Elle salue le fait que les entreprises "n'ont pas à être convaincues", mais sont volontaires pour rejoindre cet effort collectif. Son objectif est de créer des espaces de dialogues au sein des environnements professionnels, avec des outils qui permettent aux salariés de réfléchir sur la nature des violences intrafamiliales et aux employeurs de mieux détecter et accueillir les éventuelles victimes.
"L'entreprise est démunie pour les aider, mais peut les orienter"
La librairie Martelle a signé la charte en juin 2024, Marianne Belguise, directrice des ressources humaines pour le groupe Martelle, est référente de ce dispositif d'entreprises engagées. "Dans notre entourage, nous connaissons toutes des personnes victimes de ces violences. Il nous paraissait très important de pouvoir être le relai au sein de l'entreprise, de sensibiliser le plus de monde possible et de pouvoir orienter les victimes. L'idée est d'informer de toutes les organisations qui existent. L'entreprise est démunie pour les aider, mais peut les orienter vers les bonnes personnes", indique Marianne Belguise.
L'entreprise a affiché le violentomètre, une échelle des agissements pouvant être considérés comme des violences intrafamiliales, dans la salle de pause. "Cela a créé beaucoup de discussions, cela permet d'ouvrir la porte à toutes ces choses-là, un peu taboues", constate la DRH.

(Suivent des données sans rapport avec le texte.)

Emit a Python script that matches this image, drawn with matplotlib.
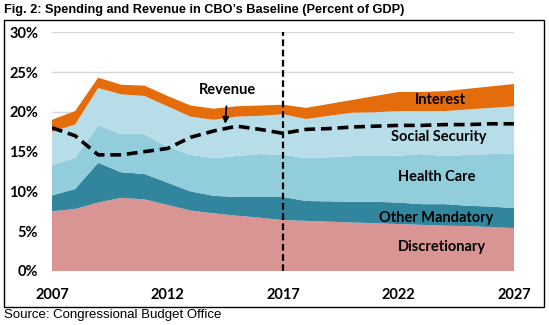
import matplotlib
matplotlib.use("Agg")
import matplotlib.pyplot as plt
from matplotlib.patches import Rectangle

# CBO baseline, percent of GDP
years = list(range(2007, 2028))
discretionary = [7.5, 7.8, 8.6, 9.2, 9.0, 8.3, 7.6, 7.25, 6.95, 6.7, 6.4,
                 6.3, 6.2, 6.1, 6.0, 5.9, 5.8, 5.7, 5.65, 5.5, 5.4]
other_mandatory = [2.0, 2.5, 5.0, 3.2, 3.2, 2.8, 2.4, 2.2, 2.35, 2.6, 2.9,
                   2.5, 2.55, 2.6, 2.7, 2.7, 2.6, 2.7, 2.55, 2.6, 2.5]
health_care = [3.8, 3.9, 4.7, 4.8, 5.0, 4.5, 4.6, 4.75, 5.15, 5.4, 5.3,
               5.4, 5.55, 5.75, 5.75, 5.9, 6.3, 6.05, 6.4, 6.6, 6.85]
social_security = [4.2, 4.2, 4.7, 5.0, 4.8, 5.1, 4.8, 4.8, 4.95, 4.8, 5.1,
                   4.9, 5.2, 5.45, 5.5, 5.6, 5.4, 5.65, 5.7, 5.8, 5.95]
interest = [1.5, 1.7, 1.3, 1.2, 1.3, 1.3, 1.4, 1.4, 1.3, 1.3, 1.2,
            1.4, 1.5, 1.6, 2.05, 2.4, 2.4, 2.5, 2.6, 2.7, 2.8]
revenue = [18.0, 17.0, 14.6, 14.6, 15.0, 15.4, 16.8, 17.6, 18.2, 17.8, 17.3,
           17.8, 17.9, 18.1, 18.2, 18.3, 18.3, 18.4, 18.4, 18.5, 18.5]
x_ticks = [2007, 2012, 2017, 2022, 2027]
y_ticks = [0, 5, 10, 15, 20, 25, 30]

colors = ["#D99594", "#31859C", "#92CDDC", "#B7DEE8", "#E46C0A"]
label_font = "Lato"

fig = plt.figure(figsize=(5.49, 3.25), dpi=100)
ax = fig.add_axes([52 / 549, 54 / 325, 462 / 549, 238.7 / 325])

ax.stackplot(years, discretionary, other_mandatory, health_care,
             social_security, interest, colors=colors, lw=0, zorder=2)
ax.plot(years, revenue, color="black", lw=2.6, dashes=(3, 1.6), zorder=4)
ax.axvline(2017, color="black", lw=1.6, dashes=(3, 1.6), zorder=5)

ax.set_xlim(2007, 2027)
ax.set_ylim(0, 30)
ax.set_xticks(x_ticks)
ax.set_yticks(y_ticks)
ax.set_yticklabels([f"{v}%" for v in y_ticks])
ax.grid(axis="y", color="#D9D9D9", lw=1, zorder=0)
ax.set_axisbelow(True)
for s in ax.spines.values():
    s.set_visible(False)
ax.tick_params(length=0)
ax.tick_params(axis="y", pad=10)
ax.tick_params(axis="x", pad=12)
for t in ax.get_xticklabels() + ax.get_yticklabels():
    t.set_fontfamily(label_font)
    t.set_fontweight("bold")
    t.set_fontsize(10.5)

# series labels
txt = dict(fontfamily=label_font, fontweight="bold", fontsize=10.5,
           ha="center", va="center", zorder=6)
ax.text(2023.8, 21.5, "Interest", **txt)
ax.text(2023.75, 16.8, "Social Security", **txt)
ax.text(2023.65, 11.8, "Health Care", **txt)
ax.text(2023.65, 6.7, "Other Mandatory", **txt)
ax.text(2023.9, 3.05, "Discretionary", **txt)
ax.annotate("Revenue", xy=(2014.5, 18.5), xytext=(2014.6, 22.8),
            arrowprops=dict(arrowstyle="-|>", color="black", lw=1.3,
                            shrinkA=5, shrinkB=0, mutation_scale=9),
            **txt)

# frame, title and source
fig.patches.append(Rectangle((4 / 549, 18 / 325), 540 / 549, 287 / 325,
                             transform=fig.transFigure, fill=False,
                             edgecolor="black", lw=1))
fig.text(4 / 549, 1 - 10 / 325, "Fig. 2: Spending and Revenue in CBO\u2019s Baseline (Percent of GDP)",
         fontfamily="Liberation Sans", fontweight="bold", fontsize=9.2,
         ha="left", va="center")
fig.text(4 / 549, 1 - 315 / 325, "Source: Congressional Budget Office",
         fontfamily="Liberation Sans", fontsize=9.5, ha="left", va="center")

fig.savefig("out.png", dpi=100)
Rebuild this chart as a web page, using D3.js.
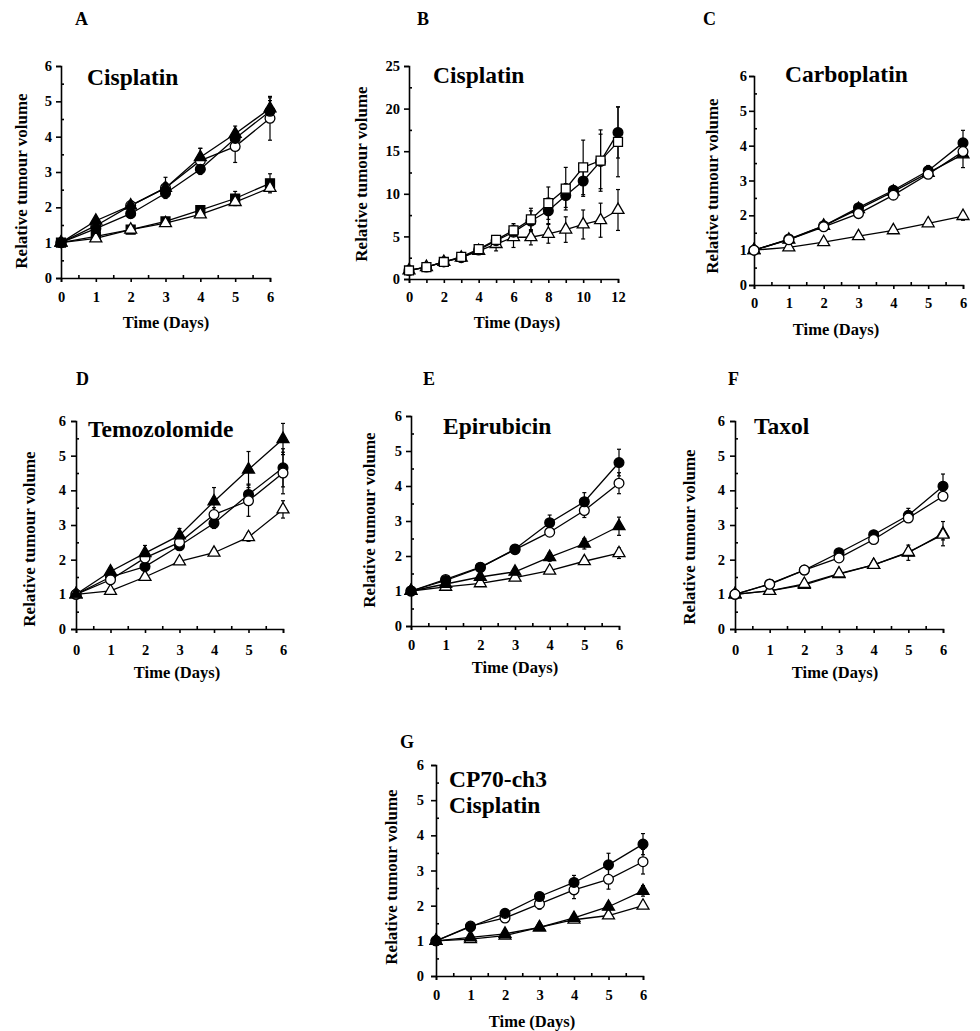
<!DOCTYPE html>
<html lang="en">
<head>
<meta charset="utf-8">
<title>Relative tumour volume</title>
<script src="https://d3js.org/d3.v7.min.js"></script>
<style>
  body { margin: 0; background: #fff; }
  text { font-family: "Liberation Serif", "Times New Roman", serif; font-weight: bold; fill: #000; }
</style>
</head>
<body>
<script>
    // time points
    const days6 = [0, 1, 2, 3, 4, 5, 6];
    const days12 = [0, 1, 2, 3, 4, 5, 6, 7, 8, 9, 10, 11, 12];
    const yTicks6 = [0, 1, 2, 3, 4, 5, 6];
    const yTicks25 = [0, 5, 10, 15, 20, 25];
    const xLabels12 = [0, 2, 4, 6, 8, 10, 12];

    // A - Cisplatin
    const aFilledTri = [1, 1.62, 2.05, 2.55, 3.42, 4.08, 4.8];
    const aFilledTriErr = [0, 0.06, 0.1, 0.15, 0.25, 0.22, 0.3];
    const aFilledCircle = [1, 1.4, 1.82, 2.4, 3.08, 3.95, 4.72];
    const aFilledCircleErr = [0, 0.05, 0.08, 0.1, 0.15, 0.2, 0.3];
    const aOpenCircle = [1, 1.48, 2.05, 2.55, 3.32, 3.72, 4.52];
    const aOpenCircleErr = [0, 0.06, 0.12, 0.3, 0.35, 0.45, 0.62];
    const aFilledSquare = [1, 1.18, 1.37, 1.6, 1.92, 2.25, 2.68];
    const aFilledSquareErr = [0, 0.03, 0.05, 0.05, 0.12, 0.2, 0.27];
    const aOpenTri = [1, 1.12, 1.37, 1.55, 1.8, 2.15, 2.55];
    const aOpenTriErr = [0, 0.03, 0.04, 0.05, 0.06, 0.08, 0.1];

    // B - Cisplatin, 12 days
    const bOpenSquare = [1, 1.4, 2.0, 2.6, 3.5, 4.6, 5.7, 7.0, 8.9, 10.6, 13.1, 13.9, 16.1];
    const bOpenSquareErr = [0, 0.1, 0.15, 0.2, 0.4, 0.5, 0.8, 1.3, 1.9, 2.5, 3.2, 3.6, 4.1];
    const bFilledCircle = [1, 1.4, 2.0, 2.5, 3.4, 4.5, 5.5, 6.8, 8.0, 9.8, 11.5, 13.8, 17.2];
    const bFilledCircleErr = [0, 0.1, 0.15, 0.2, 0.3, 0.5, 0.8, 1.2, 1.5, 1.4, 1.8, 3.2, 3.0];
    const bOpenTri = [1, 1.4, 2.0, 2.5, 3.3, 4.1, 4.9, 4.9, 5.3, 5.8, 6.4, 6.9, 8.1];
    const bOpenTriErr = [0, 0.1, 0.15, 0.2, 0.3, 0.8, 1.2, 0.9, 1.1, 1.5, 1.7, 2.0, 2.4];

    // C - Carboplatin
    const cFilledCircle = [1, 1.32, 1.7, 2.22, 2.72, 3.28, 4.08];
    const cFilledCircleErr = [0, 0.04, 0.05, 0.06, 0.08, 0.15, 0.36];
    const cFilledTri = [1, 1.3, 1.7, 2.18, 2.68, 3.22, 3.75];
    const cFilledTriErr = [0, 0.04, 0.05, 0.05, 0.08, 0.15, 0.38];
    const cOpenCircle = [1, 1.3, 1.67, 2.05, 2.58, 3.18, 3.83];
    const cOpenCircleErr = [0, 0.03, 0.05, 0.06, 0.07, 0.1, 0.12];
    const cOpenTri = [1, 1.08, 1.23, 1.4, 1.57, 1.77, 1.98];
    const cOpenTriErr = [0, 0.02, 0.03, 0.04, 0.05, 0.06, 0.12];

    // D - Temozolomide
    const dFilledTri = [1, 1.66, 2.19, 2.7, 3.68, 4.6, 5.48];
    const dFilledTriErr = [0, 0.1, 0.22, 0.2, 0.4, 0.52, 0.45];
    const dFilledCircle = [1, 1.5, 1.8, 2.4, 3.05, 3.88, 4.65];
    const dFilledCircleErr = [0, 0.08, 0.08, 0.12, 0.15, 0.3, 0.55];
    const dOpenCircle = [1, 1.42, 2.05, 2.5, 3.3, 3.7, 4.5];
    const dOpenCircleErr = [0, 0.07, 0.15, 0.18, 0.2, 0.45, 0.6];
    const dOpenTri = [1, 1.1, 1.5, 1.95, 2.2, 2.65, 3.45];
    const dOpenTriErr = [0, 0.03, 0.05, 0.06, 0.06, 0.12, 0.25];

    // E - Epirubicin
    const eFilledCircle = [1, 1.3, 1.67, 2.2, 2.95, 3.55, 4.67];
    const eFilledCircleErr = [0, 0.04, 0.05, 0.06, 0.22, 0.26, 0.38];
    const eOpenCircle = [1, 1.33, 1.68, 2.18, 2.68, 3.3, 4.08];
    const eOpenCircleErr = [0, 0.04, 0.05, 0.06, 0.07, 0.2, 0.3];
    const eFilledTri = [1, 1.2, 1.4, 1.55, 1.97, 2.35, 2.85];
    const eFilledTriErr = [0, 0.03, 0.04, 0.05, 0.12, 0.15, 0.26];
    const eOpenTri = [1, 1.12, 1.22, 1.38, 1.58, 1.85, 2.08];
    const eOpenTriErr = [0, 0.02, 0.03, 0.04, 0.05, 0.08, 0.15];

    // F - Taxol
    const fFilledCircle = [1, 1.3, 1.7, 2.2, 2.72, 3.28, 4.12];
    const fFilledCircleErr = [0, 0.04, 0.05, 0.06, 0.08, 0.2, 0.35];
    const fOpenCircle = [1, 1.29, 1.7, 2.05, 2.58, 3.2, 3.83];
    const fOpenCircleErr = [0, 0.03, 0.04, 0.05, 0.07, 0.1, 0.12];
    const fFilledTri = [1, 1.1, 1.27, 1.58, 1.85, 2.2, 2.75];
    const fFilledTriErr = [0, 0.03, 0.04, 0.05, 0.1, 0.22, 0.35];
    const fOpenTri = [1, 1.1, 1.3, 1.6, 1.85, 2.22, 2.72];
    const fOpenTriErr = [0, 0.02, 0.03, 0.04, 0.05, 0.08, 0.15];

    // G - CP70-ch3 Cisplatin
    const gFilledCircle = [1, 1.4, 1.78, 2.26, 2.66, 3.16, 3.75];
    const gFilledCircleErr = [0, 0.05, 0.06, 0.12, 0.2, 0.33, 0.3];
    const gOpenCircle = [1, 1.42, 1.65, 2.05, 2.45, 2.75, 3.25];
    const gOpenCircleErr = [0, 0.1, 0.06, 0.15, 0.25, 0.28, 0.35];
    const gFilledTri = [1, 1.1, 1.2, 1.38, 1.65, 1.97, 2.42];
    const gFilledTriErr = [0, 0.03, 0.04, 0.05, 0.06, 0.1, 0.15];
    const gOpenTri = [1, 1.05, 1.15, 1.38, 1.6, 1.72, 2.0];
    const gOpenTriErr = [0, 0.02, 0.03, 0.04, 0.05, 0.06, 0.06];

    const ser = (shape, filled, values, err) => ({shape, filled, values, err});

    // panel layout (pixel positions on the page)
    const panels = [
        {letter: 'A', title: ['Cisplatin'], days: days6, yMax: 6, yTicks: yTicks6, xLabels: days6,
         ax: 61, ax1: 270, top: 66, bottom: 278, lx: 75, ly: 25, tx: 87, ty: 85,
         ylx: 27, yly: 181, xlx: 166, xly: 328, yPad: 9, xBase: 24,
         series: [ser('square', true, aFilledSquare, aFilledSquareErr), ser('triangle', false, aOpenTri, aOpenTriErr),
                  ser('circle', false, aOpenCircle, aOpenCircleErr), ser('circle', true, aFilledCircle, aFilledCircleErr),
                  ser('triangle', true, aFilledTri, aFilledTriErr)]},
        {letter: 'B', title: ['Cisplatin'], days: days12, yMax: 25, yTicks: yTicks25, xLabels: xLabels12,
         ax: 409, ax1: 618, top: 66, bottom: 279, lx: 417, ly: 25, tx: 433, ty: 83,
         ylx: 367, yly: 174, xlx: 517, xly: 328, yPad: 9, xBase: 23,
         series: [ser('triangle', false, bOpenTri, bOpenTriErr), ser('circle', true, bFilledCircle, bFilledCircleErr),
                  ser('square', false, bOpenSquare, bOpenSquareErr)]},
        {letter: 'C', title: ['Carboplatin'], days: days6, yMax: 6, yTicks: yTicks6, xLabels: days6,
         ax: 754, ax1: 963, top: 76, bottom: 285, lx: 703, ly: 25, tx: 785, ty: 82,
         ylx: 718, yly: 186, xlx: 836, xly: 335, yPad: 7, xBase: 23,
         series: [ser('triangle', false, cOpenTri, cOpenTriErr), ser('triangle', true, cFilledTri, cFilledTriErr),
                  ser('circle', true, cFilledCircle, cFilledCircleErr), ser('circle', false, cOpenCircle, cOpenCircleErr)]},
        {letter: 'D', title: ['Temozolomide'], days: days6, yMax: 6, yTicks: yTicks6, xLabels: days6,
         ax: 76, ax1: 283, top: 421, bottom: 629, lx: 76, ly: 385, tx: 88, ty: 437,
         ylx: 35, yly: 539, xlx: 177, xly: 678, yPad: 10, xBase: 26,
         series: [ser('triangle', false, dOpenTri, dOpenTriErr), ser('circle', true, dFilledCircle, dFilledCircleErr),
                  ser('circle', false, dOpenCircle, dOpenCircleErr), ser('triangle', true, dFilledTri, dFilledTriErr)]},
        {letter: 'E', title: ['Epirubicin'], days: days6, yMax: 6, yTicks: yTicks6, xLabels: days6,
         ax: 411, ax1: 619, top: 416, bottom: 626, lx: 423, ly: 385, tx: 443, ty: 434,
         ylx: 375, yly: 520, xlx: 515, xly: 673, yPad: 9, xBase: 24,
         series: [ser('triangle', false, eOpenTri, eOpenTriErr), ser('triangle', true, eFilledTri, eFilledTriErr),
                  ser('circle', false, eOpenCircle, eOpenCircleErr), ser('circle', true, eFilledCircle, eFilledCircleErr)]},
        {letter: 'F', title: ['Taxol'], days: days6, yMax: 6, yTicks: yTicks6, xLabels: days6,
         ax: 735, ax1: 943, top: 421, bottom: 629, lx: 728, ly: 385, tx: 754, ty: 434,
         ylx: 695, yly: 537, xlx: 835, xly: 678, yPad: 10, xBase: 26,
         series: [ser('triangle', true, fFilledTri, fFilledTriErr), ser('triangle', false, fOpenTri, fOpenTriErr),
                  ser('circle', true, fFilledCircle, fFilledCircleErr), ser('circle', false, fOpenCircle, fOpenCircleErr)]},
        {letter: 'G', title: ['CP70-ch3', 'Cisplatin'], days: days6, yMax: 6, yTicks: yTicks6, xLabels: days6,
         ax: 436, ax1: 643, top: 765, bottom: 976, lx: 400, ly: 748, tx: 449, ty: 787,
         ylx: 397, yly: 877, xlx: 532, xly: 1027, yPad: 12, xBase: 24,
         series: [ser('triangle', false, gOpenTri, gOpenTriErr), ser('triangle', true, gFilledTri, gFilledTriErr),
                  ser('circle', false, gOpenCircle, gOpenCircleErr), ser('circle', true, gFilledCircle, gFilledCircleErr)]}
    ];

    const svg = d3.select('body').append('svg').attr('width', 980).attr('height', 1031);

    const symbolFor = {circle: d3.symbolCircle, triangle: d3.symbolTriangle, square: d3.symbolSquare};
    const sizeFor = {circle: 75, triangle: 62, square: 80};

    panels.forEach(p => {
        const xMax = p.days[p.days.length - 1];
        const x = d3.scaleLinear().domain([0, xMax]).range([p.ax, p.ax1]);
        const y = d3.scaleLinear().domain([0, p.yMax]).range([p.bottom, p.top]);
        const g = svg.append('g');

        // axes
        const xAxis = g.append('g').attr('transform', `translate(0,${p.bottom})`)
            .call(d3.axisBottom(x).tickValues(p.days).tickSizeOuter(0).tickSize(4)
                .tickFormat(d => p.xLabels.includes(d) ? d : ''));
        xAxis.selectAll('text').attr('y', p.xBase).attr('dy', 0).style('font-size', '14.5px');

        const yAxis = g.append('g').attr('transform', `translate(${p.ax},0)`)
            .call(d3.axisLeft(y).tickValues(p.yTicks).tickFormat(d3.format('d'))
                .tickSizeOuter(0).tickSize(5).tickPadding(p.yPad - 5));
        yAxis.selectAll('text').style('font-size', '14.5px');

        // minor ticks
        const step = p.yTicks[1] - p.yTicks[0];
        const yMinor = d3.range(step / 2, p.yMax, step);
        g.append('g').attr('transform', `translate(${p.ax},0)`)
            .call(d3.axisRight(y).tickValues(yMinor).tickSize(3).tickFormat('').tickSizeOuter(0))
            .select('.domain').remove();
        if (xMax === 6) {
            g.append('g').attr('transform', `translate(0,${p.bottom})`)
                .call(d3.axisTop(x).tickValues(d3.range(0.5, xMax, 1)).tickSize(3).tickFormat('').tickSizeOuter(0))
                .select('.domain').remove();
        }
        g.selectAll('.domain, .tick line').attr('stroke', '#000').attr('stroke-width', 1.6);

        // labels
        g.append('text').attr('x', p.lx).attr('y', p.ly).style('font-size', '18px').text(p.letter);
        p.title.forEach((t, i) => {
            g.append('text').attr('x', p.tx).attr('y', p.ty + i * 26).style('font-size', '23.5px').text(t);
        });
        g.append('text').attr('transform', `translate(${p.ylx},${p.yly}) rotate(-90)`)
            .attr('text-anchor', 'middle').style('font-size', '17px').text('Relative tumour volume');
        g.append('text').attr('x', p.xlx).attr('y', p.xly)
            .attr('text-anchor', 'middle').style('font-size', '16.5px').text('Time (Days)');

        // error bars
        p.series.forEach(s => {
            const eb = g.append('g').attr('stroke', '#000').attr('stroke-width', 1.2);
            p.days.forEach((d, i) => {
                const e = s.err[i];
                if (!e) return;
                const cx = x(d), y0 = y(s.values[i] - e), y1 = y(s.values[i] + e);
                eb.append('line').attr('x1', cx).attr('x2', cx).attr('y1', y0).attr('y2', y1);
                eb.append('line').attr('x1', cx - 2).attr('x2', cx + 2).attr('y1', y0).attr('y2', y0);
                eb.append('line').attr('x1', cx - 2).attr('x2', cx + 2).attr('y1', y1).attr('y2', y1);
            });
        });

        // lines
        const line = d3.line().x((d, i) => x(p.days[i])).y(d => y(d));
        p.series.forEach(s => {
            g.append('path').attr('d', line(s.values))
                .attr('fill', 'none').attr('stroke', '#000').attr('stroke-width', 1.3);
        });

        // markers
        p.series.forEach(s => {
            const sym = d3.symbol().type(symbolFor[s.shape]).size(sizeFor[s.shape]);
            g.append('g').selectAll('path').data(s.values).join('path')
                .attr('d', sym)
                .attr('transform', (d, i) => `translate(${x(p.days[i])},${y(d)})`)
                .attr('fill', s.filled ? '#000' : '#fff')
                .attr('stroke', '#000').attr('stroke-width', 1.3);
        });
    });
</script>
</body>
</html>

Elle espère que la démarche pourra aider à créer un climat de confiance et plus de vigilance sur cette question. "Notre CSE a aussi un rôle à jouer, comme l'ensemble des salariés. Souvent, les victimes de violences conjugales sont exclues au niveau de leur vie familiale, se retrouvent isolées. Le travail, c'est un peu les dernières interactions sociales. Donc si on ferme les yeux sur des choses qui nous paraissent anormales ou changeantes, c'est dommage" conclut Marianne Belguise.
"On se rend compte qu'il y a des choses qu'on a banalisées"
Trois employées de la librairie semblent approuver la démarche. "Je trouve ça super bien, beaucoup d'entreprises devraient le faire. On vient d'en parler et il y a beaucoup de choses qu'on normalise alors que ça ne devrait pas l'être. Par exemple se faire moquer dans la rue, observe Léa Pruvot. Je pense que je n'aurai pas de mal à en parler avec Marianne. Si on est mal et qu'elle nous demande, pourquoi pas en parler ? Cela fera peut-être aussi du bien."
Même s'il peut être délicat de parler de sa vie personnelle au travail, l'alternante de la librairie, Manon Piatti, paraît tout aussi enthousiaste que sa collègue. "C'est toujours compliqué de parler de ses propres problèmes, mais il faut le faire et parfois, avec une personne extérieure au cadre familial, c'est plus simple. Si l'on a une baisse de moral, expliquer pourquoi plutôt que de laisser l'employeur dans le flou, c'est peut-être plus bénéfique que de rester dans le silence."
Les trois jeunes femmes ont en main une version de poche du violentomètre. Elles ont pris connaissance de la charte. Ces outils créent le dialogue. "Rien qu'en voyant la charte, on se rend compte qu'il y a des choses qu'on a banalisées alors que ce n'est pas normal. Ça peut permettre de repérer auprès de nos collègues, qui deviennent aussi des amis, car l'ambiance ici est familiale", conclut Séléna De Oliveira.
L'efficacité du dispositif dépendra sans doute du climat qui règne au sein de l'entreprise. Gwenaëlle Leroy espère que de nouveaux outils naitront de ces rencontres entre monde associatif et professionnel, pour un meilleur accompagnement des victimes. Reste à savoir si les associations d'aide aux femmes victimes de violences auront suffisamment de moyens pour accompagner celles qui leur seront adressées par les employeurs.